28 Feb 2023

What happens to my shares if I go bankrupt?


4 min

We can do it the easy way or the hard way…

This article discusses what happened when our attempts to realise value for a bankrupt’s shareholding in a private company were resisted.

Upon bankruptcy, a bankrupt (debtor) gains protection from being pursued by creditors chasing their outstanding debts (except for certain debts not covered by bankruptcy). The trade-off is the debtors property vests in a bankruptcy trustee (sections 58 and 116 of the Bankruptcy Act 1966) and is available for division amongst their creditors.

Property includes anything of value belonging to the debtor at the date of bankruptcy (subject to limited exceptions), together with items obtained by or which are given to the debtor before discharge from bankruptcy. Such property includes shares, including shareholdings in private companies.

Section 1072C of the Corporations Act 2001 sets out that the bankruptcy trustee is entitled to the same rights and benefits that a bankrupt would be entitled to if they were not a bankrupt, including: 

(a)   the same dividends; and

(b)   the same rights, for example, but without limitation, rights in relation to:

(i)            meetings of the company; or

(ii)           documents, including notices of such meetings; or

(iii)          voting; or

(iv)          inspection of the company's records

Under the Bankruptcy Act, the bankruptcy trustee also has the right to request books and records of the company (including financial statements) to assess the company’s net asset position to determine the value of the shareholdings. 

In a recent bankruptcy handled by the Worrells Melbourne office, the debtor disclosed a significant shareholding in a privately-owned company that had substantial value (and many times more than needed to annul the bankrupt estate). As the shares now vested in the bankruptcy trustees, we took steps to realise the shares for the benefit of creditors. 

As there is no open market to trade shares in privately-owned companies, our starting point was enquiring with the existing non-bankrupt shareholders to ascertain whether they were interested in acquiring the debtor’s shareholding. We didn’t receive any interest. 

During the intervening period, the company was not complying with our requests for information, to enable us to ascertain its net asset position. We also became aware it was issuing substantial quantities of new shares (contrary to the requirements of the company’s constitution), which materially diluted the debtors’ shareholding in the company. 

Given these developments, the bankruptcy trustees considered the company affairs were being managed in a way that was unfairly prejudicial and/or detrimental to the bankrupt estate’s interests as a shareholder, in contravention of section 232 of the Corporations Act. We filed legal proceedings to seek orders that the company purchase from the bankruptcy trustees the debtor’s shares for fair value (section 233(1)(e)), or alternatively an order that the company be wound up (section 233(1)(a)). 
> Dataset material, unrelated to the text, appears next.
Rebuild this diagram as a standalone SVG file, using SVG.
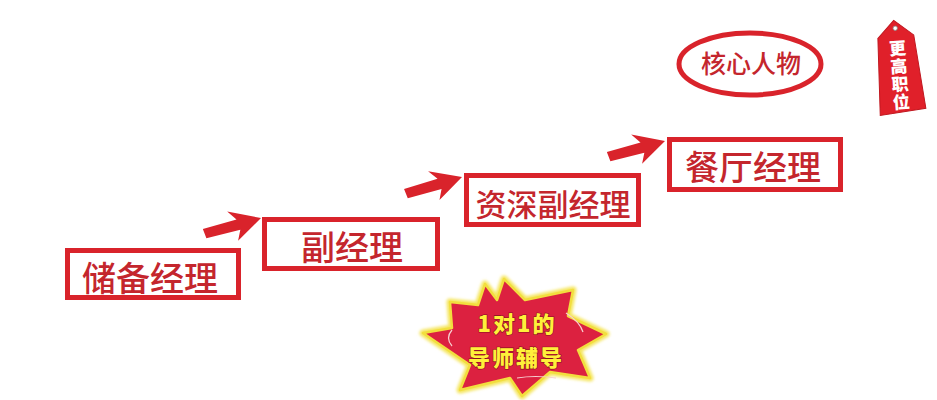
<svg xmlns="http://www.w3.org/2000/svg" width="937" height="400" viewBox="0 0 937 400">
  <style>
    .box { fill: #ffffff; stroke: #d9232b; stroke-width: 5; }
    .lbl { font-family: "Noto Sans CJK SC", "Noto Sans", sans-serif; font-weight: 500; fill: #c4262d; text-anchor: middle; dominant-baseline: central; }
    .arrow { fill: #d9232b; }
    .burst-t { font-family: "Noto Sans CJK SC", "Noto Sans", sans-serif; font-weight: 900; font-size: 22px; letter-spacing: 2px; fill: #fff03a; stroke: #8a1020; stroke-width: 1.2; paint-order: stroke; text-anchor: middle; dominant-baseline: central; }
    .tag-t { font-family: "Noto Sans CJK SC", sans-serif; font-weight: 900; font-size: 17px; fill: #ffffff; text-anchor: middle; dominant-baseline: central; }
  </style>
  <defs>
    <path id="arr" d="M0,0 L-31,-15 L-24,-5 L-59,-4.5 L-58,5.5 L-23,6 L-28,16 Z"/>
    <filter id="glow" x="-10%" y="-10%" width="120%" height="120%">
      <feGaussianBlur stdDeviation="1.5"/>
    </filter>
  </defs>
  <rect width="937" height="400" fill="#ffffff"/>

  <g id="connectors" class="arrow">
    <use href="#arr" transform="translate(261,218) rotate(-15)"/>
    <use href="#arr" transform="translate(462,177) rotate(-16)"/>
    <use href="#arr" transform="translate(665,141) rotate(-15)"/>
  </g>

  <g id="n1">
    <rect class="box" x="67.5" y="250.5" width="171" height="47"/>
    <text class="lbl" x="150" y="276" font-size="34">储备经理</text>
  </g>
  <g id="n2">
    <rect class="box" x="264.5" y="219.5" width="173" height="49"/>
    <text class="lbl" x="352" y="245" font-size="34">副经理</text>
  </g>
  <g id="n3">
    <rect class="box" x="466.5" y="175.5" width="172" height="49"/>
    <text class="lbl" x="553" y="202" font-size="31">资深副经理</text>
  </g>
  <g id="n4">
    <rect class="box" x="669.5" y="139.5" width="171" height="50"/>
    <text class="lbl" x="753" y="165" font-size="34">餐厅经理</text>
  </g>

  <g id="core">
    <ellipse cx="750" cy="64" rx="71" ry="31" fill="none" stroke="#d9232b" stroke-width="5"/>
    <text class="lbl" x="751" y="62" font-size="25">核心人物</text>
  </g>

  <g id="tag" transform="rotate(-4 900 68)">
    <path d="M897,20 L916,36 L923,110 L877,114 L880,37 Z" fill="#e0202a" stroke="#c01820" stroke-width="1"/>
    <circle cx="898" cy="28" r="2.2" fill="#ffffff" stroke="#888" stroke-width="0.8"/>
    <text class="tag-t" x="899" y="47">更</text>
    <text class="tag-t" x="899" y="65">高</text>
    <text class="tag-t" x="899" y="83">职</text>
    <text class="tag-t" x="899" y="101">位</text>
  </g>

  <g id="burst">
    <polygon points="504,279 525,300 573,290 568,316 606,334 578,350 590,378 550,372 522,396 510,378 460,390 470,365 423,333 452,328 450,302 478,305 485,284 497,300" fill="#f5e660" stroke="#f5e660" stroke-width="7" stroke-linejoin="round" filter="url(#glow)"/>
    <polygon points="504,279 525,300 573,290 568,316 606,334 578,350 590,378 550,372 522,396 510,378 460,390 470,365 423,333 452,328 450,302 478,305 485,284 497,300" fill="#dc2140" stroke="#f2de3e" stroke-width="2.5" stroke-linejoin="round"/>
    <path d="M452,330 Q445,338 452,346" fill="none" stroke="#f7d0d0" stroke-width="1.2"/>
    <path d="M566,313 Q580,322 583,332" fill="none" stroke="#f7d0d0" stroke-width="1.2"/>
    <path d="M517,378 Q535,375 556,378" fill="none" stroke="#f7d0d0" stroke-width="1.2"/>
    <text class="burst-t" x="517" y="322">1对1的</text>
    <text class="burst-t" x="516" y="356">导师辅导</text>
  </g>
</svg>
The court ultimately agreed with us as the bankruptcy trustees and declared the company’s affairs had been conducted: 

  • Contrary to the interests of its members, and

  • Oppressively, unfairly prejudicial, or unfairly discriminatory against the bankrupt estate

This was a significant victory for the bankrupt estate’s creditors. For the time being, the company has managed to stave off an order for its winding up pending payment of sufficient funds to annul the bankrupt estate. 

The outcome in this case was ultimately achieved only through intervention of the court, adding significantly to cost and unnecessary delays. The takeaway is don’t put your head in the sand when dealing with a bankruptcy trustee. Given their duty is to realise assets to repay money owed to creditors it is far better to be proactive and negotiate in good faith to achieve a commercial outcome that all parties can live with.